* **Goal of the exercise**:
Leaving out every picture, retype the lines below from the top through the one that contains "from matplotlib.patches import Rectangle".
-------- Provided entries --------
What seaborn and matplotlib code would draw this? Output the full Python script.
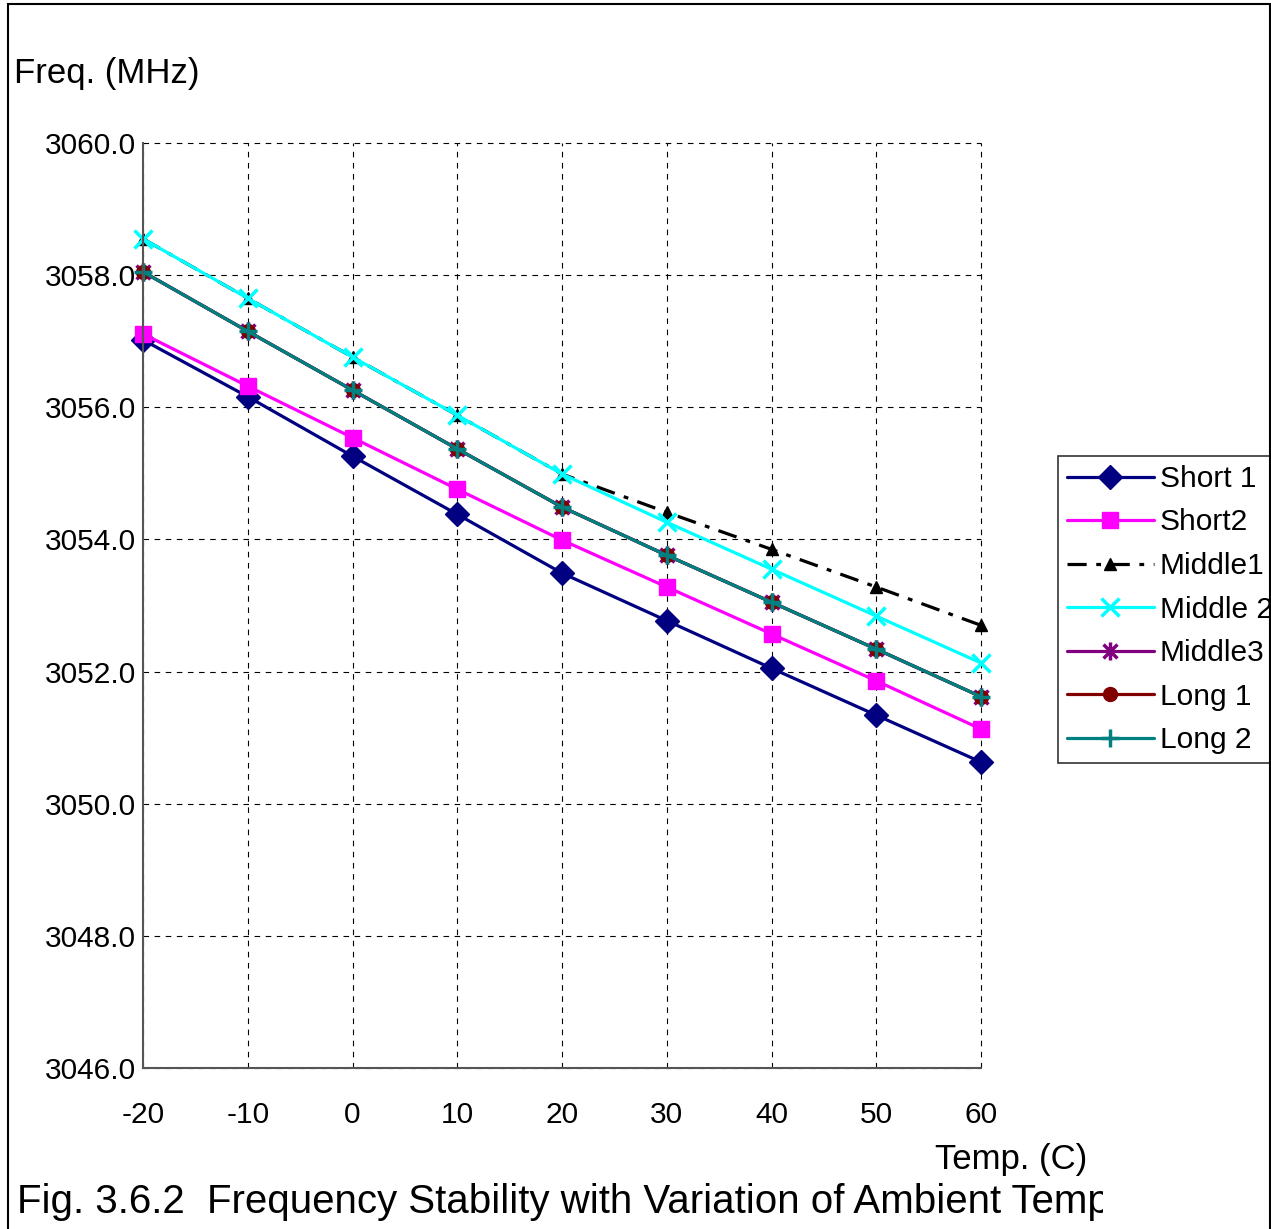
import numpy as np
import pandas as pd
import matplotlib
matplotlib.use("Agg")
import matplotlib.pyplot as plt
import seaborn as sns
from matplotlib.path import Path
from matplotlib.patches import Rectangle

sns.set_style("white")
plt.rcParams['font.family'] = ['Liberation Sans', 'DejaVu Sans']
plt.rcParams['axes.unicode_minus'] = False
plt.rcParams['text.color'] = 'black'
plt.rcParams['xtick.color'] = 'black'
plt.rcParams['ytick.color'] = 'black'

# data
temps = [-20, -10, 0, 10, 20, 30, 40, 50, 60]
short1 = [3057.02, 3056.16, 3055.26, 3054.38, 3053.49, 3052.77, 3052.05, 3051.34, 3050.63]
short2 = [3057.11, 3056.32, 3055.54, 3054.76, 3053.99, 3053.28, 3052.57, 3051.86, 3051.13]
middle1 = [3058.55, 3057.65, 3056.76, 3055.88, 3054.99, 3054.41, 3053.85, 3053.28, 3052.70]
middle2 = [3058.55, 3057.65, 3056.76, 3055.88, 3054.99, 3054.26, 3053.55, 3052.84, 3052.13]
middle3 = [3058.05, 3057.15, 3056.26, 3055.37, 3054.49, 3053.76, 3053.05, 3052.34, 3051.62]
long1 = [3058.05, 3057.15, 3056.26, 3055.37, 3054.49, 3053.76, 3053.05, 3052.34, 3051.62]
long2 = [3058.05, 3057.15, 3056.26, 3055.37, 3054.49, 3053.76, 3053.05, 3052.34, 3051.62]
yticks = [3046, 3048, 3050, 3052, 3054, 3056, 3058, 3060]
xticks = temps

# excel style asterisk: an X plus a vertical bar
star = Path([(-1, -1), (1, 1), (-1, 1), (1, -1), (0, -1.3), (0, 1.3)],
            [Path.MOVETO, Path.LINETO, Path.MOVETO, Path.LINETO, Path.MOVETO, Path.LINETO])

series = [
    ("Short 1", short1, "#000080", "D", "-", 12),
    ("Short2", short2, "#FF00FF", "s", "-", 12),
    ("Middle1", middle1, "black", "^", (0, (6, 3, 1.5, 3)), 8),
    ("Middle 2", middle2, "#00FFFF", "x", "-", 13),
    ("Middle3", middle3, "#800080", star, "-", 13),
    ("Long 1", long1, "#800000", "o", "-", 10),
    ("Long 2", long2, "#008080", "+", "-", 13),
]

fig = plt.figure(figsize=(12.71, 12.29), dpi=100)
ax = fig.add_axes([143/1271, 1 - 1068/1229, (981 - 143)/1271, (1068 - 143)/1229])

for name, vals, col, mk, ls, ms in series:
    df = pd.DataFrame({"t": temps, "f": vals})
    sns.lineplot(data=df, x="t", y="f", ax=ax, color=col, marker=mk, linestyle=ls,
                 markersize=ms, markeredgecolor=col, markerfacecolor=col,
                 markeredgewidth=2.5 if mk in ("x", "+") or mk is star else 1,
                 linewidth=2.3, label=name, clip_on=False)

ax.set_xlim(-20, 60)
ax.set_ylim(3046, 3060)
ax.set_xticks(xticks)
ax.set_yticks(yticks)
ax.set_yticklabels([f"{v:.1f}" for v in yticks])
ax.set_xlabel("")
ax.set_ylabel("")
ax.tick_params(axis="both", labelsize=21.5, direction="in", length=5, color="black")
ax.tick_params(axis="x", pad=24)
ax.tick_params(axis="y", pad=5)
ax.grid(True, color="black", linestyle=(0, (5, 5)), linewidth=0.8)
for gl in ax.get_xgridlines() + ax.get_ygridlines():
    gl.set_clip_on(False)
ax.set_axisbelow(True)
for s in ["top", "right"]:
    ax.spines[s].set_visible(False)
for s in ["left", "bottom"]:
    ax.spines[s].set_color("#555555")
    ax.spines[s].set_linewidth(1.5)

leg = ax.legend(loc="upper left", bbox_to_anchor=(1058/1271, 1 - 456/1229),
                bbox_transform=fig.transFigure, fontsize=21.5, frameon=True,
                fancybox=False, edgecolor="black", handlelength=2.9,
                handletextpad=0.2, labelspacing=0.52, borderpad=0.3,
                borderaxespad=0, markerscale=1.0)
leg.get_frame().set_linewidth(1.2)
for t in leg.get_texts():
    t.set_clip_path(leg.legendPatch)

fig.text(14/1271, 1 - 73/1229, "Freq. (MHz)", fontsize=25, va="center", ha="left")
fig.text(1087/1271, 1 - 1160/1229, "Temp. (C)", fontsize=25, va="center", ha="right")

# caption is cut off at the right in the reference
cap_ax = fig.add_axes([0, 0, 1103/1271, 60/1229])
cap_ax.axis("off")
cap_ax.text(17/1103, 0.45, "Fig. 3.6.2  Frequency Stability with Variation of Ambient Temperature",
            fontsize=29, va="center", ha="left", transform=cap_ax.transAxes, clip_on=True)

fig.patches.append(Rectangle((8/1271, -0.01), (1270 - 8)/1271, 1 - 4/1229 + 0.01,
                             transform=fig.transFigure, fill=False, edgecolor="black",
                             linewidth=1.5))

fig.savefig("out.png", dpi=100)
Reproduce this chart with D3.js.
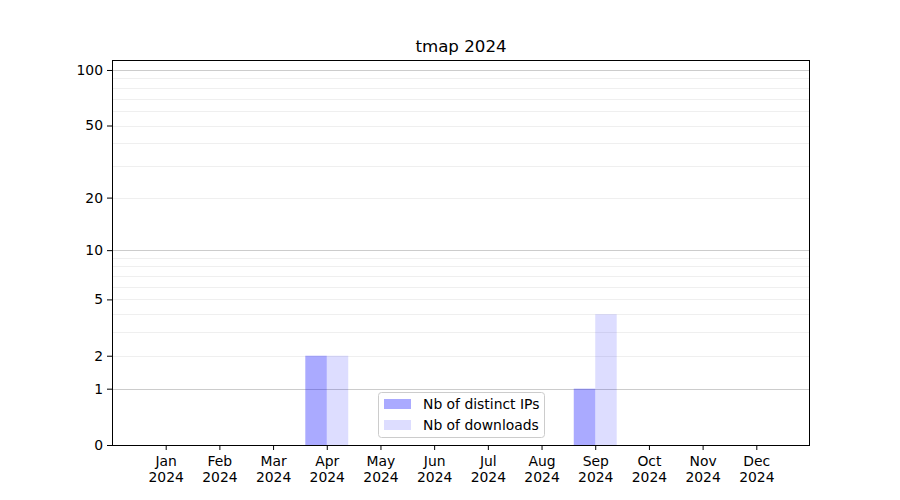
<!DOCTYPE html>
<html><head><meta charset="utf-8">
<script src="https://cdn.jsdelivr.net/npm/d3@7"></script>
<style>body{margin:0;background:#fff}svg{display:block}text{font-family:"DejaVu Sans",sans-serif}</style>
</head><body><svg id="c" width="900" height="500"></svg>
<script>
const months = ["Jan","Feb","Mar","Apr","May","Jun","Jul","Aug","Sep","Oct","Nov","Dec"];
const year = "2024";
const distinctIPs = [0,0,0,2,0,0,0,0,1,0,0,0];
const downloads = [0,0,0,2,0,0,0,0,4,0,0,0];
const yTicks = [0,1,2,5,10,20,50,100];
const majorGrid = [1,10,100];
const minorGrid = [2,3,4,5,6,7,8,9,20,30,40,50,60,70,80,90];
const seriesNames = ["Nb of distinct IPs","Nb of downloads"];
const title = "tmap 2024";

const svg = d3.select("#c");
const L=112,R=810,T=60,B=445;
const x = d3.scaleLinear().domain([-1,12]).range([L,R]);
const y = d3.scaleSymlog().constant(1).domain([0,113.2]).range([B,T]);
const bw = 0.4;

const g = svg.append("g");
g.selectAll(".mg").data(minorGrid).join("line")
  .attr("x1",L).attr("x2",R).attr("y1",d=>Math.round(y(d))+0.5).attr("y2",d=>Math.round(y(d))+0.5)
  .attr("stroke","#ebebeb").attr("stroke-width",0.8);
g.selectAll(".Mg").data(majorGrid).join("line")
  .attr("x1",L).attr("x2",R).attr("y1",d=>Math.round(y(d))+0.5).attr("y2",d=>Math.round(y(d))+0.5)
  .attr("stroke","#cccccc").attr("stroke-width",1);

g.selectAll(".b1").data(distinctIPs).join("rect")
  .attr("x",(d,i)=>x(i-bw)).attr("width",x(bw)-x(0))
  .attr("y",d=>y(d)).attr("height",d=>y(0)-y(d))
  .attr("fill","#0000ff").attr("fill-opacity",0.333);
g.selectAll(".b2").data(downloads).join("rect")
  .attr("x",(d,i)=>x(i)).attr("width",x(bw)-x(0))
  .attr("y",d=>y(d)).attr("height",d=>y(0)-y(d))
  .attr("fill","#0000ff").attr("fill-opacity",0.135);

// axes
const yAxis = d3.axisLeft(y).tickValues(yTicks).tickFormat(d3.format("d")).tickSize(5).tickPadding(4);
const ya = svg.append("g").attr("transform",`translate(${L},0)`).call(yAxis);
ya.select(".domain").remove();
ya.selectAll("text").attr("font-size","13.9px").attr("fill","#000");
ya.selectAll("line").attr("stroke","#000");

const xAxis = d3.axisBottom(x).tickValues(d3.range(12)).tickFormat(()=> "").tickSize(5);
const xa = svg.append("g").attr("transform",`translate(0,${B})`).call(xAxis);
xa.select(".domain").remove();
xa.selectAll("line").attr("stroke","#000");
xa.selectAll(".tick").each(function(d){
  const t = d3.select(this).append("text").attr("fill","#000").attr("font-size","13.9px").attr("text-anchor","middle");
  t.append("tspan").attr("x",0).attr("y",21).text(months[d]);
  t.append("tspan").attr("x",0).attr("y",37).text(year);
});

svg.append("rect").attr("x",L+0.5).attr("y",T+0.5).attr("width",R-L-1).attr("height",B-T)
  .attr("fill","none").attr("stroke","#000").attr("stroke-width",1);

svg.append("text").attr("x",(L+R)/2).attr("y",52).attr("text-anchor","middle")
  .attr("font-size","16.67px").text(title);

// legend
const lg = svg.append("g").attr("transform","translate(378,392)");
lg.append("rect").attr("x",0.5).attr("y",0.5).attr("width",166).attr("height",45).attr("rx",3)
  .attr("fill","#fff").attr("fill-opacity",0.8).attr("stroke","#cccccc");
const cols=[0.333,0.135];
seriesNames.forEach((n,i)=>{
  lg.append("rect").attr("x",6).attr("y",7+i*21).attr("width",27).attr("height",10)
    .attr("fill","#0000ff").attr("fill-opacity",cols[i]);
  lg.append("text").attr("x",45).attr("y",17+i*21).attr("font-size","13.9px").text(n);
});
</script></body></html>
--------
* **Task output**:
What seaborn and matplotlib code would draw this? Output the full Python script.
import numpy as np
import pandas as pd
import matplotlib
matplotlib.use("Agg")
import matplotlib.pyplot as plt
import seaborn as sns
from matplotlib.path import Path
from matplotlib.patches import Rectangle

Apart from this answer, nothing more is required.